The New Language Corpus: Exploring Perception of Graphemes 'P' and 'B' in Serbian Cyrillic and Latin Scripts According to Semantical Context

  • Sara Tvrdišić Faculty of Dramatic Arts, University of Arts in Belgrade
Keywords: Serbian Cyrillic script, perception of graphemes, machine language learning


Language corpus serve as essential instruments in facilitating research endeavors within the domain of natural language processing. As an illustration of such a language corpus, the paper presents part of the conducted research. Notably, the Serbian language demonstrates a deficiency in its linguistic resources, a concern accentuated by its unique status as one of the few languages characterized by a bialphabetical system., i.e. although in official use only the Cyrillic alphabet is used, in the Serbian language the Latin alphabet is also used in parallel. The Serbian Cyrillic alphabet in modern times is threatened by various influences of globalization, i.e. more dominant use of the Latin alphabet in everyday life.
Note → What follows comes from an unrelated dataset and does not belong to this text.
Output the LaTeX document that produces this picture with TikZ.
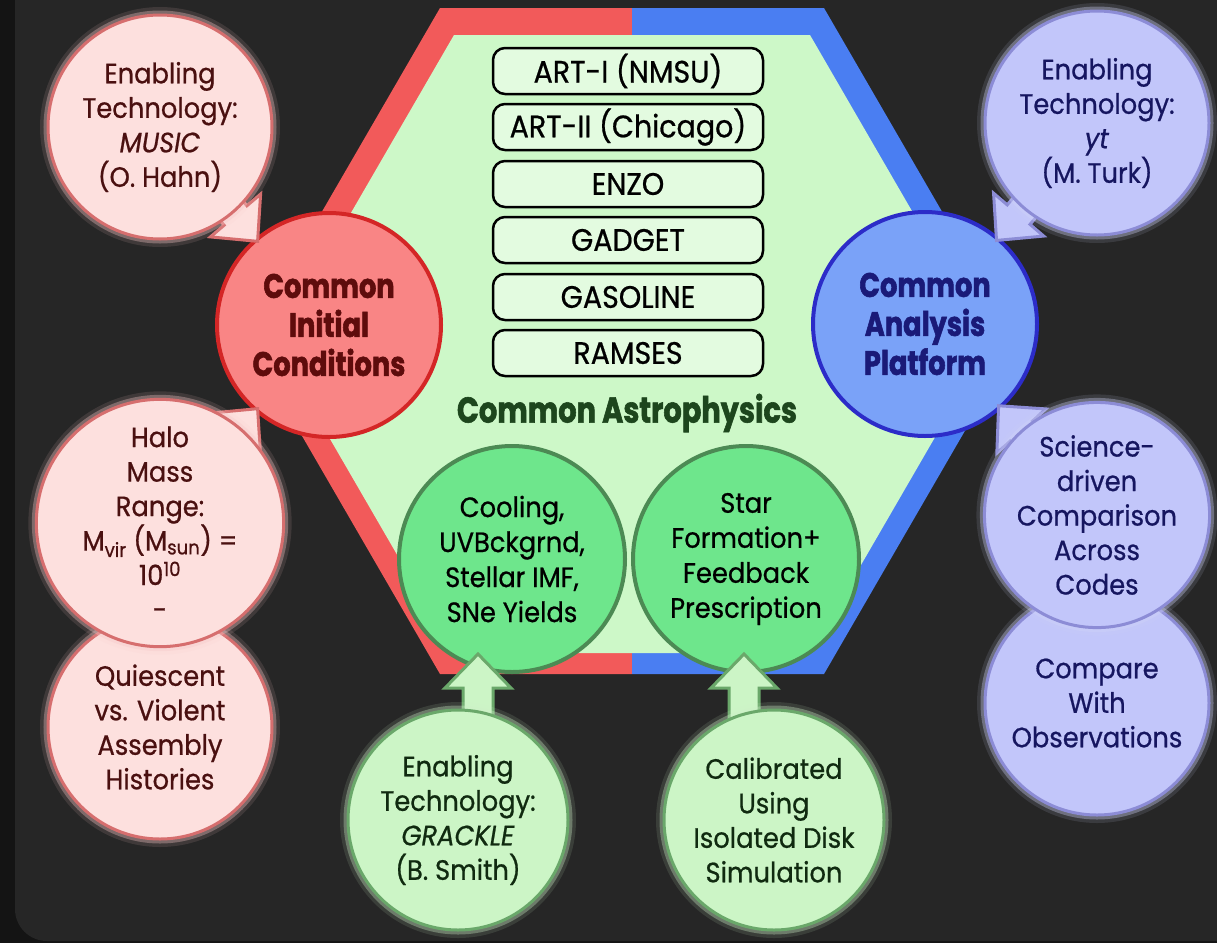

The primary goal of the research is to examine the perceptual differences between the Latin and Cyrillic alphabets (for the purposes of the research, a sample of subjects whose native language is not Serbian was used, so that the subjects would not be compelled by previous knowledge of the semantics of the Serbian language - the subjects would have to know at least the basics of the Serbian language and the rules of reading and writing, to be able to understand the questionnaire, simplified with vocabulary for level A2). Within this paper, a segment of this research will be presented, through several compared variables, and predominantly by examining whether the graphemes 'P' and 'B' can cause confusion, because these graphemes in Serbian Cyrillic and Latin have different phonetic pronunciation. The research showed that the answers given by the subjects were in a higher percentage perceived in the reverse script of the questionnaire (if the questionnaire was in Cyrillic, the perception of unclear words by a higher percentage of subjects was in Latin and vice versa).